Otomotiv Güvenliğinin Geleceği
Otomotiv güvenliğinin gidişatı, giderek daha entegre, öngörücü ve potansiyel olarak otonom sistemlere işaret ediyor. Güvenlikteki bir sonraki sınır muhtemelen şunları içerecektir:
- Tam Otonom Sürüş ve Güvenlik Etkileri: Araçlar daha yüksek otonomi seviyelerine yaklaştıkça, güvenlik sorumluluğu insan sürücüden aracın yapay zekasına geçer. Kendi kendine giden arabaların tüm olası senaryolarda (hava koşulları, beklenmedik engeller, diğer yol kullanıcılarından kaynaklanan insan hataları) kusursuz güvenliğini sağlamak nihai zorluktur.
- Yapay Zeka ve Makine Öğreniminin Entegrasyonu: Yapay zeka, güvenlik sistemlerinin büyük miktarda sürüş verisinden öğrenmesini, potansiyel tehlikeleri daha büyük bir doğrulukla tahmin etmesini ve kazaları önlemek için daha incelikli, insan benzeri kararlar almasını sağlayacaktır.
- Gelişmiş Sensör Füzyonu: Birden fazla sensör türünden (kameralar, radar, lidar, ultrasonik) gelen verileri birleştirmek, aracın çevresinin daha da kapsamlı ve doğru bir 'resmini' oluşturacak ve risklerin daha erken ve daha güvenilir bir şekilde tespit edilmesini sağlayacaktır.
- Kişiselleştirilmiş Güvenlik Sistemleri: Gelecekteki araçlar, güvenlik özelliği tepkilerini bireysel sürücü profillerine, sürüş alışkanlıklarına ve hatta biyometrik verilere (örneğin, sürücünün kalp atış hızı, uyanıklık seviyeleri) göre uyarlayabilir.
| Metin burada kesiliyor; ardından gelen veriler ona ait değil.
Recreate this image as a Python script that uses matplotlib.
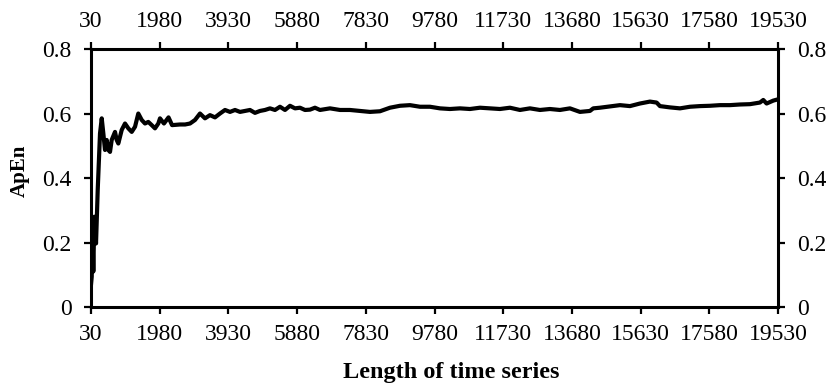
import matplotlib.pyplot as plt
import numpy as np

# Length of time series vs ApEn
length = [30, 50, 67, 95, 124, 172, 220, 285, 334, 380,
          427, 475, 521, 569, 617, 711, 759, 805, 901, 995,
          1089, 1185, 1279, 1372, 1469, 1563, 1656, 1753, 1846, 1940,
          1988, 2100, 2230, 2330, 2556, 2700, 2840, 2982, 3123, 3265,
          3407, 3549, 3691, 3833, 3975, 4117, 4259, 4401, 4542, 4684,
          4826, 4968, 5110, 5252, 5394, 5536, 5678, 5820, 5961, 6103,
          6245, 6387, 6529, 6813, 7097, 7380, 7664, 7948, 8232, 8516,
          8799, 9083, 9367, 9651, 9935, 10218, 10502, 10786, 11070, 11354,
          11637, 11921, 12205, 12489, 12773, 13056, 13340, 13624, 13908, 14192,
          14286, 14475, 14759, 15044, 15328, 15611, 15895, 16084, 16179, 16463,
          16747, 17031, 17314, 17598, 17882, 18166, 18450, 18734, 19017, 19112,
          19206, 19395, 19530]
apen = [0.07, 0.094, 0.26, 0.11, 0.28, 0.197, 0.363, 0.538, 0.585, 0.538,
        0.487, 0.518, 0.487, 0.481, 0.518, 0.543, 0.518, 0.507, 0.549, 0.569,
        0.554, 0.543, 0.559, 0.600, 0.580, 0.569, 0.574, 0.564, 0.554, 0.569,
        0.585, 0.569, 0.588, 0.564, 0.566, 0.566, 0.569, 0.580, 0.600, 0.585,
        0.595, 0.588, 0.600, 0.611, 0.605, 0.611, 0.605, 0.608, 0.611, 0.602,
        0.608, 0.611, 0.616, 0.611, 0.621, 0.611, 0.624, 0.616, 0.618, 0.611,
        0.612, 0.618, 0.611, 0.616, 0.611, 0.611, 0.608, 0.605, 0.607, 0.618,
        0.624, 0.626, 0.621, 0.621, 0.616, 0.614, 0.616, 0.614, 0.618, 0.616,
        0.614, 0.618, 0.611, 0.616, 0.611, 0.614, 0.611, 0.616, 0.605, 0.608,
        0.616, 0.618, 0.622, 0.626, 0.623, 0.631, 0.637, 0.634, 0.623, 0.619,
        0.616, 0.621, 0.623, 0.624, 0.626, 0.626, 0.628, 0.629, 0.634, 0.642,
        0.631, 0.640, 0.644]

xticks = [30, 1980, 3930, 5880, 7830, 9780, 11730, 13680, 15630, 17580, 19530]
yticks = [0, 0.2, 0.4, 0.6, 0.8]
ytick_labels = ["0", "0.2", "0.4", "0.6", "0.8"]

plt.rcParams['font.family'] = ['Liberation Serif', 'DejaVu Serif']

fig = plt.figure(figsize=(8.32, 3.9), dpi=100)
ax = fig.add_axes([0.1094, 0.2128, 0.8257, 0.6615])

ax.plot(length, apen, color='black', linewidth=3.0, solid_joinstyle='round')

ax.set_xlim(30, 19530)
ax.set_ylim(0, 0.8)
ax.set_xticks(xticks)
ax.set_xticklabels([str(t) for t in xticks])
ax.set_yticks(yticks)
ax.set_yticklabels(ytick_labels)

for s in ax.spines.values():
    s.set_linewidth(2.2)

ax.tick_params(axis='x', direction='out', length=5, width=1.6, labelsize=17,
               top=True, labeltop=True, pad=7)
ax.tick_params(axis='y', direction='out', length=5, width=1.6, labelsize=17,
               right=True, labelright=True, pad=9)

ax.set_xlabel("Length of time series", fontsize=17.5, fontweight='bold', va='center')
ax.xaxis.set_label_coords(0.524, -0.252)
ax.set_ylabel("ApEn", fontsize=15, fontweight='bold', va='center')
ax.yaxis.set_label_coords(-0.103, 0.527)

fig.savefig('out.png', dpi=100)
- Proaktif Yaya/Bisikletli Etkileşimi: Tespitin ötesinde, gelecekteki sistemler, araç niyetlerini savunmasız yol kullanıcılarına iletmek için harici ekranlar veya sesler kullanabilir ve kentsel ortamlarda daha güvenli bir bir arada yaşamayı teşvik edebilir.
Sonuç
Otomotiv güvenlik özellikleri inanılmaz bir yol kat ederek araçları temel ulaşım modlarından son derece sofistike, koruyucu kozalara dönüştürdü. Çökme bölgeleri ve çok aşamalı hava yastıkları gibi temel pasif unsurlardan, çarpışmaları öngören ve önleyen karmaşık aktif sistemlere kadar her bileşen, hayatları korumada hayati bir rol oynamaktadır. Mühendisler, düzenleyiciler ve güvenlik kuruluşları arasındaki küresel işbirliği, inovasyonu yönlendirmeye devam ederek, nerede araç kullanırlarsa kullansınlar herkes için yolları daha güvenli hale getiriyor.
Geleceğe baktığımızda, yapay zekanın, gelişmiş bağlantının ve potansiyel olarak otonom sürüşün entegrasyonu, trafik ölümlerinde ve yaralanmalarında daha da büyük bir azalma vaat ediyor. Ancak, insan unsuru yeri doldurulamaz kalır. Bu özellikleri anlamak, araçlarımızın bakımını yapmak ve sorumlu, uyanık sürüş pratiği yapmak, en son teknolojiyle birleştiğinde yollarımızda mümkün olan en güvenli ortamı yaratan kolektif sorumluluklardır. Otomotiv güvenliğinin temelini oluşturan mühendislik harikalarını takdir ederek, kendimizi daha iyi seçimler yapmak için güçlendirir ve her yolculukta küresel bir uyanıklık ve koruma kültürüne katkıda bulunuruz.